Share your dilemmas and get honest opinions from other Mumsnetters.

To be negative about choosing single parenthood?

216 replies

Dixy30 · 15/12/2013 21:47

Hello

Think I am here.

Saw a good friend today who has another friend I know pretty well for about 10yr but am not an independent friend of and lives elsewhere.

Anyway this friend is 30 brought up by single mum & has hada douche boyfriend who already has other kids for a few years.

He always said u get pregnant, i end it and u never see me again.

So friend is now pregnant (was an accident not sure of details)& he is true to his word and gone. She is saying this may be last chance at parenthood (she is 30) and will live with her mum who will help.

I would never say this to the actual woman but I was very negative when I heard this. About the man too. This person is going to have such a tough time doing it alone I just feel so sorry for her eg will get virtually no maternity leave, is totally reliable on her mum etc.

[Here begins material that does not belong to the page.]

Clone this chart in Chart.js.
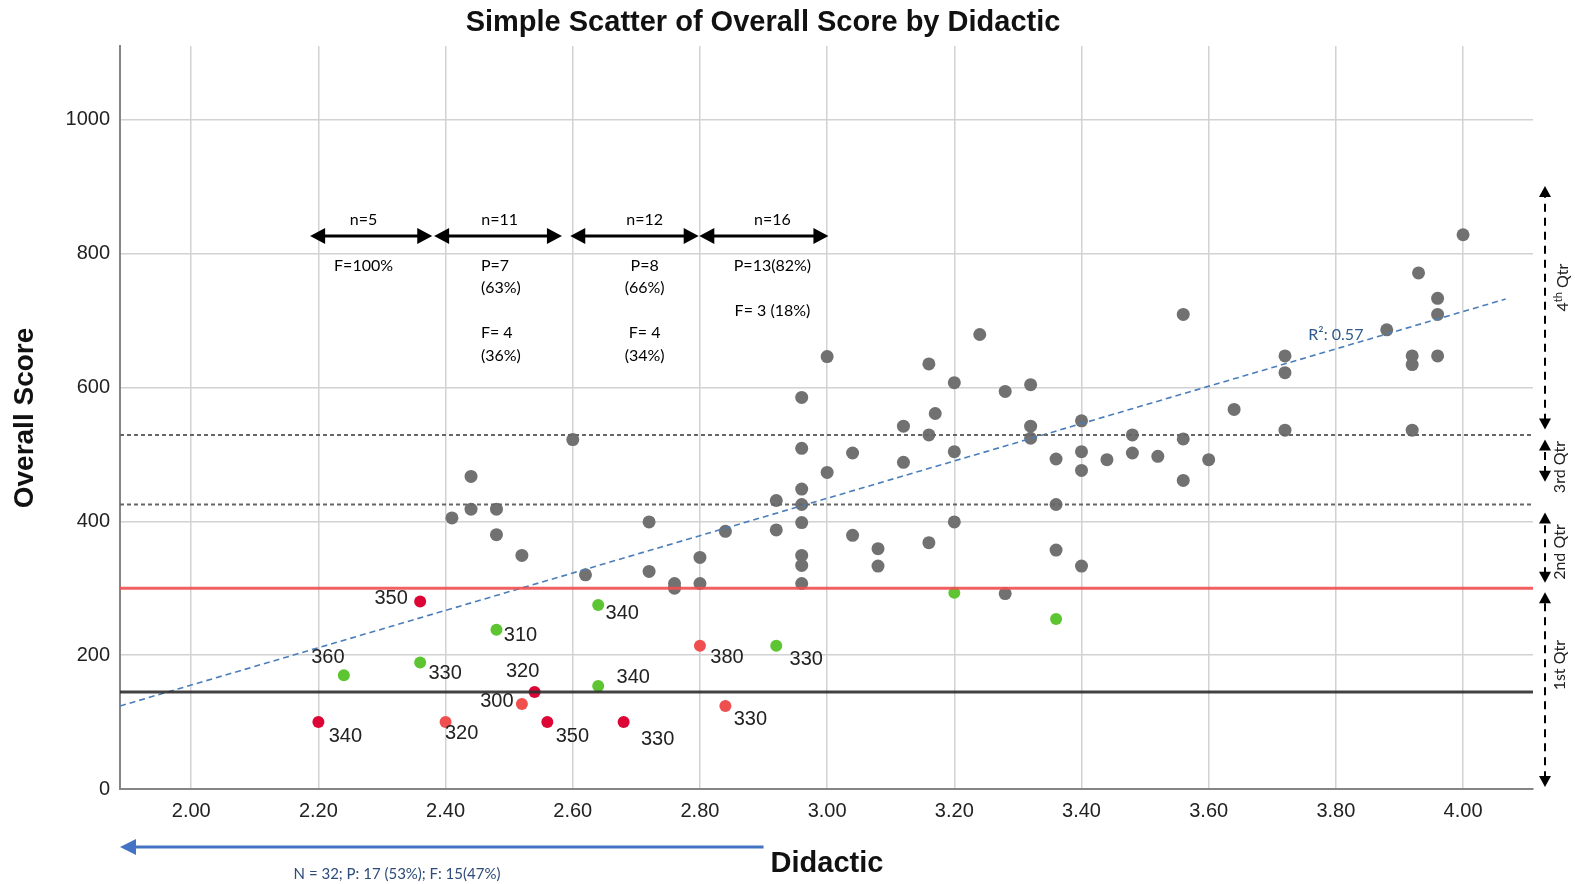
<!DOCTYPE html>
<html>

<head>
    <meta charset="utf-8">
    <title>Simple Scatter of Overall Score by Didactic</title>
    <script src="https://cdn.jsdelivr.net/npm/chart.js@4.4.1/dist/chart.umd.min.js"></script>
    <style>
    html,
    body {
        margin: 0;
        padding: 0;
        background: #fff;
    }
    </style>
</head>

<body>
    <canvas id="chartJSContainer" width="1575" height="884"></canvas>
    <script>
    // axis ticks
    const xTicks = [2.0, 2.2, 2.4, 2.6, 2.8, 3.0, 3.2, 3.4, 3.6, 3.8, 4.0];
    const yTicks = [0, 200, 400, 600, 800, 1000];

    // grey points (Didactic, Overall Score)
    const greyX = [2.41, 2.44, 2.44, 2.48, 2.48, 2.52, 2.60, 2.62, 2.72, 2.72, 2.76, 2.76, 2.80, 2.80, 2.84,
        2.92, 2.92, 2.96, 2.96, 2.96, 2.96, 2.96, 2.96, 2.96, 2.96, 3.00, 3.00, 3.04, 3.04, 3.08, 3.08,
        3.12, 3.12, 3.16, 3.16, 3.16, 3.17, 3.20, 3.20, 3.20, 3.24, 3.28, 3.28, 3.32, 3.32, 3.32,
        3.36, 3.36, 3.36, 3.40, 3.40, 3.40, 3.40, 3.44, 3.48, 3.48, 3.52, 3.56, 3.56, 3.56, 3.60, 3.64,
        3.72, 3.72, 3.72, 3.88, 3.92, 3.92, 3.92, 3.93, 3.96, 3.96, 3.96, 4.00];
    const greyY = [405, 467, 418, 418, 380, 349, 522, 320, 399, 325, 307, 300, 346, 307, 385,
        431, 387, 585, 509, 448, 425, 398, 349, 334, 307, 646, 473, 502, 379, 359, 333,
        542, 488, 635, 529, 368, 561, 607, 504, 399, 679, 594, 292, 604, 542, 524,
        493, 425, 357, 550, 504, 476, 333, 492, 529, 502, 497, 709, 523, 461, 492, 567,
        647, 622, 536, 686, 647, 634, 536, 771, 733, 709, 647, 828];

    // green points
    const passX = [2.24, 2.36, 2.48, 2.64, 2.64, 2.92, 3.20, 3.36];
    const passY = [170, 189, 238, 275, 154, 214, 293, 254];
    const passLabels = ['360', '330', '310', '340', '340', '330', '', ''];

    // crimson points
    const failX = [2.20, 2.36, 2.54, 2.56, 2.68];
    const failY = [100, 280, 145, 100, 100];
    const failLabels = ['340', '350', '320', '350', '330'];

    // light red points
    const nearX = [2.40, 2.52, 2.80, 2.84];
    const nearY = [100, 127, 214, 124];
    const nearLabels = ['320', '300', '380', '330'];

    // fit line and reference levels
    const trendX = [1.888, 4.067];
    const trendY = [124, 732];
    const passMark = 300;
    const minScore = 145;
    const quartileCuts = [425, 529];

    // group notes above the points
    const groupEdges = [[2.187, 2.379], [2.382, 2.583], [2.596, 2.798], [2.799, 3.002]];
    const groupN = ['n=5', 'n=11', 'n=12', 'n=16'];
    const groupNotes = [
        ['F=100%'],
        ['P=7', '(63%)', '', 'F= 4', '(36%)'],
        ['P=8', '(66%)', '', 'F= 4', '(34%)'],
        ['P=13(82%)', '', 'F= 3 (18%)']
    ];
    const groupTextX = [2.271, 2.4555, 2.713, 2.914];
    const groupNX = [2.271, 2.485, 2.713, 2.914];

    // quartile brackets on the right
    const qtrRanges = [[3, 294], [308, 413], [459, 522], [537, 901]];
    const qtrLabelY = [185, 354, 481, 749];

    const noteText = 'N = 32; P: 17 (53%); F: 15(47%)';
    const r2Text = 'R\u00b2: 0.57';

    // label offsets in px from the point centre (style only)
    const passOff = [[-16, -18], [25, 11], [24, 6], [24, 9], [35, -8], [30, 14], [0, 0], [0, 0]];
    const failOff = [[27, 14], [-29, -3], [-12, -20], [25, 14], [34, 17]];
    const nearOff = [[16, 11], [-25, -3], [27, 12], [25, 13]];

    const pts = (xs, ys) => xs.map((v, i) => ({ x: v, y: ys[i] }));

    function head(ctx, x, y, ang, len, half) {
        ctx.beginPath();
        ctx.moveTo(x, y);
        ctx.lineTo(x - len * Math.cos(ang) + half * Math.sin(ang), y - len * Math.sin(ang) - half * Math.cos(ang));
        ctx.lineTo(x - len * Math.cos(ang) - half * Math.sin(ang), y - len * Math.sin(ang) + half * Math.cos(ang));
        ctx.closePath();
        ctx.fill();
    }

    function arrow(ctx, x1, y1, x2, y2, o) {
        const ang = Math.atan2(y2 - y1, x2 - x1);
        const c = Math.cos(ang), s = Math.sin(ang);
        ctx.save();
        ctx.strokeStyle = ctx.fillStyle = o.color;
        ctx.lineWidth = o.width;
        ctx.setLineDash(o.dash || []);
        const a = o.start ? o.len * 0.7 : 0, b = o.end ? o.len * 0.7 : 0;
        ctx.beginPath();
        ctx.moveTo(x1 + a * c, y1 + a * s);
        ctx.lineTo(x2 - b * c, y2 - b * s);
        ctx.stroke();
        ctx.setLineDash([]);
        if (o.start) head(ctx, x1, y1, ang + Math.PI, o.len, o.half);
        if (o.end) head(ctx, x2, y2, ang, o.len, o.half);
        ctx.restore();
    }

    const annotate = {
        id: 'annotate',
        afterDatasetsDraw(chart) {
            const { ctx, chartArea: area, scales: { x, y } } = chart;
            ctx.save();

            // reference lines
            const hline = (v, color, w, dash) => {
                ctx.save();
                ctx.strokeStyle = color;
                ctx.lineWidth = w;
                ctx.setLineDash(dash);
                ctx.beginPath();
                ctx.moveTo(area.left, y.getPixelForValue(v));
                ctx.lineTo(area.right, y.getPixelForValue(v));
                ctx.stroke();
                ctx.restore();
            };
            quartileCuts.forEach(v => hline(v, '#666', 2, [4, 3]));
            hline(passMark, 'rgba(240,80,80,0.9)', 3, []);
            hline(minScore, 'rgba(45,45,45,0.9)', 3, []);

            // point labels
            ctx.font = '20px "Liberation Sans", Arial, sans-serif';
            ctx.fillStyle = '#222';
            ctx.textAlign = 'center';
            ctx.textBaseline = 'middle';
            const lab = (xs, ys, labels, off) => labels.forEach((t, i) => {
                if (!t) return;
                ctx.fillText(t, x.getPixelForValue(xs[i]) + off[i][0], y.getPixelForValue(ys[i]) + off[i][1]);
            });
            lab(passX, passY, passLabels, passOff);
            lab(failX, failY, failLabels, failOff);
            lab(nearX, nearY, nearLabels, nearOff);

            // group arrows and notes
            ctx.font = '16px Lato, sans-serif';
            ctx.fillStyle = '#000';
            groupEdges.forEach((e, i) => {
                arrow(ctx, x.getPixelForValue(e[0]), y.getPixelForValue(826), x.getPixelForValue(e[1]), y.getPixelForValue(826),
                    { color: '#000', width: 3, len: 15, half: 8, start: true, end: true });
                ctx.textAlign = 'center';
                ctx.fillText(groupN[i], x.getPixelForValue(groupNX[i]), y.getPixelForValue(850));
                const tx = x.getPixelForValue(groupTextX[i]);
                ctx.textAlign = i === 1 ? 'left' : 'center';
                groupNotes[i].forEach((t, k) => {
                    ctx.fillText(t, tx, y.getPixelForValue(782) + k * 22.5);
                });
            });

            // R squared
            ctx.fillStyle = '#2f5b8c';
            ctx.textAlign = 'center';
            ctx.fillText(r2Text, x.getPixelForValue(3.80), y.getPixelForValue(679));

            // quartile brackets
            const qx = area.right + 12;
            qtrRanges.forEach(r => {
                arrow(ctx, qx, y.getPixelForValue(r[0]), qx, y.getPixelForValue(r[1]),
                    { color: '#000', width: 2, dash: [8, 6], len: 11, half: 6, start: true, end: true });
            });
            ctx.fillStyle = '#222';
            ctx.font = '16px Lato, sans-serif';
            ['1st Qtr', '2nd Qtr', '3rd Qtr'].forEach((t, i) => {
                ctx.save();
                ctx.translate(area.right + 27, y.getPixelForValue(qtrLabelY[i]));
                ctx.rotate(-Math.PI / 2);
                ctx.textAlign = 'center';
                ctx.fillText(t, 0, 0);
                ctx.restore();
            });
            ctx.save();
            ctx.translate(area.right + 30, y.getPixelForValue(qtrLabelY[3]));
            ctx.rotate(-Math.PI / 2);
            ctx.textAlign = 'left';
            const w1 = ctx.measureText('4').width, w3 = ctx.measureText(' Qtr').width;
            ctx.font = '11px Lato, sans-serif';
            const w2 = ctx.measureText('th').width;
            let sx = -(w1 + w2 + w3) / 2;
            ctx.font = '16px Lato, sans-serif';
            ctx.fillText('4', sx, 0);
            ctx.font = '11px Lato, sans-serif';
            ctx.fillText('th', sx + w1, -5);
            ctx.font = '16px Lato, sans-serif';
            ctx.fillText(' Qtr', sx + w1 + w2, 0);
            ctx.restore();

            // bottom arrow and note
            const by = area.bottom + 58;
            arrow(ctx, x.getPixelForValue(1.888), by, x.getPixelForValue(2.90), by,
                { color: '#4472c4', width: 3, len: 16, half: 8, start: true, end: false });
            ctx.fillStyle = '#2e4b7a';
            ctx.font = '15px Lato, sans-serif';
            ctx.textAlign = 'center';
            ctx.fillText(noteText, 397, by + 27);

            // titles
            ctx.fillStyle = '#111';
            ctx.font = 'bold 29px "Liberation Sans", Arial, sans-serif';
            ctx.fillText('Simple Scatter of Overall Score by Didactic', 763, 23);
            ctx.fillText('Didactic', 827, 864);
            ctx.save();
            ctx.translate(25, 418);
            ctx.rotate(-Math.PI / 2);
            ctx.font = 'bold 28px "Liberation Sans", Arial, sans-serif';
            ctx.fillText('Overall Score', 0, 0);
            ctx.restore();

            ctx.restore();
        }
    };

    Chart.defaults.font.family = '"Liberation Sans", Arial, sans-serif';

    var options = {
        type: 'scatter',
        data: {
            datasets: [{
                label: 'Fit',
                data: pts(trendX, trendY),
                showLine: true,
                borderColor: '#4a7ebb',
                borderWidth: 1.6,
                borderDash: [6, 4],
                pointRadius: 0,
                order: 0
            }, {
                label: 'Other',
                data: pts(greyX, greyY),
                backgroundColor: '#717171',
                pointRadius: 6.5,
                borderWidth: 0,
                order: 3
            }, {
                label: 'Pass',
                data: pts(passX, passY),
                backgroundColor: '#5cc531',
                pointRadius: 6,
                borderWidth: 0,
                order: 2
            }, {
                label: 'Fail',
                data: pts(failX, failY),
                backgroundColor: '#dc0535',
                pointRadius: 6,
                borderWidth: 0,
                order: 2
            }, {
                label: 'Near',
                data: pts(nearX, nearY),
                backgroundColor: '#ef4f4f',
                pointRadius: 6,
                borderWidth: 0,
                order: 2
            }]
        },
        options: {
            responsive: false,
            animation: false,
            devicePixelRatio: 1,
            layout: { padding: { top: 46, right: 42, left: 0, bottom: 0 } },
            plugins: {
                legend: { display: false },
                tooltip: { enabled: false }
            },
            scales: {
                x: {
                    type: 'linear',
                    min: 1.888,
                    max: 4.11,
                    afterBuildTicks: s => { s.ticks = xTicks.map(v => ({ value: v })); },
                    afterFit: s => { s.height = 95; },
                    grid: { color: '#d2d2d2', lineWidth: 1.5, drawTicks: false },
                    border: { color: '#858585', width: 2 },
                    ticks: { padding: 10, color: '#222', font: { size: 20 }, callback: v => Number(v).toFixed(2) }
                },
                y: {
                    min: 0,
                    max: 1110,
                    afterBuildTicks: s => { s.ticks = yTicks.map(v => ({ value: v })); },
                    afterFit: s => { s.width = 120; },
                    grid: { color: '#d2d2d2', lineWidth: 1.5, drawTicks: false },
                    border: { color: '#858585', width: 2 },
                    ticks: { padding: 10, color: '#222', font: { size: 20 }, callback: v => String(v) }
                }
            }
        },
        plugins: [annotate]
    };

    var ctx = document.getElementById('chartJSContainer').getContext('2d');
    window.chart = new Chart(ctx, options);
    </script>
</body>

</html>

What would other people do? I don't think I would have been able to have a relationship with this man from day 1 given his attitude.

Hmm
OP posts:
womblesofwestminster · 21/12/2013 20:15

Actually, I provided evidence to the contrary (that 2 parents are better than 1), but that doesn't fit your tight specific requirements, so I'm saying show me the evidence which supports YOUR decision.

Ruby1080 · 21/12/2013 20:27

This reply has been deleted

The OP has privacy concerns about this post, so we've agreed to take it down.

womblesofwestminster · 21/12/2013 21:02

Interesting. You quote from a book titled "Families: Beyond the Nuclear Ideal".

Teeeeeny bit biased don't you think.

How about this:

"Young adults conceived through sperm donation (or “donor offspring”) experience profound struggles with their origins and identities.

Sixty-five percent of donor offspring agree, “My sperm donor is
half of who I am.” Forty-five percent agree, “The circumstances of my
conception bother me.” Almost half report that they think about donor
conception at least a few times a week or more often.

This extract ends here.